A compliance audit is a comprehensive review of an organization's adherence to regulatory guidelines. Independent accounting, security or IT consultants evaluate the strength and thoroughness of compliance preparations. Auditors review security polices, user access controls and risk management procedures over the course of a compliance audit.
What, precisely, is examined in a compliance audit will vary depending upon whether an organization is a public or private company, what kind of data it handles and if it transmits or stores sensitive financial data. For instance, SOX requirements mean that any electronic communication must be backed up and secured with reasonable disaster recovery infrastructure. Healthcare providers that store or transmit e-health records, like personal health information, are subject to HIPAA requirements. Financial services companies that transmit credit card data are subject to PCI DSS requirements.
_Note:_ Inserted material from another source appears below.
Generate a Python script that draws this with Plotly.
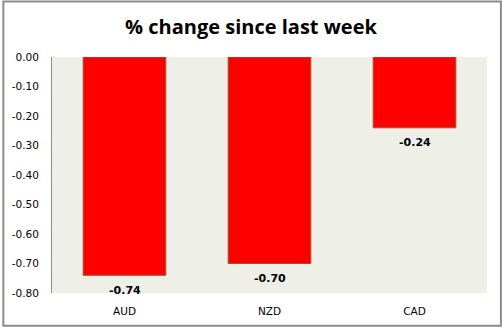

In each case, the organization must be able to demonstrate compliance by producing an audit trail, often generated by data from event log management software.
Compliance auditors will generally ask CIOs, CTOs and IT administrators a series of pointed questions over the course of an audit. These may include what users were added and when, who has left the company, whether user IDs were revoked and which IT administrators have access to critical systems. IT administrators prepare for compliance audits using event log managers and robust change management software to allow tracking and documentation authentication and controls in IT systems. The growing category of GRC (governance, risk management and compliance) software enables CIOs to quickly show auditors (and CEOs) that the organization is in compliance and will not be not subject to costly fines or sanctions.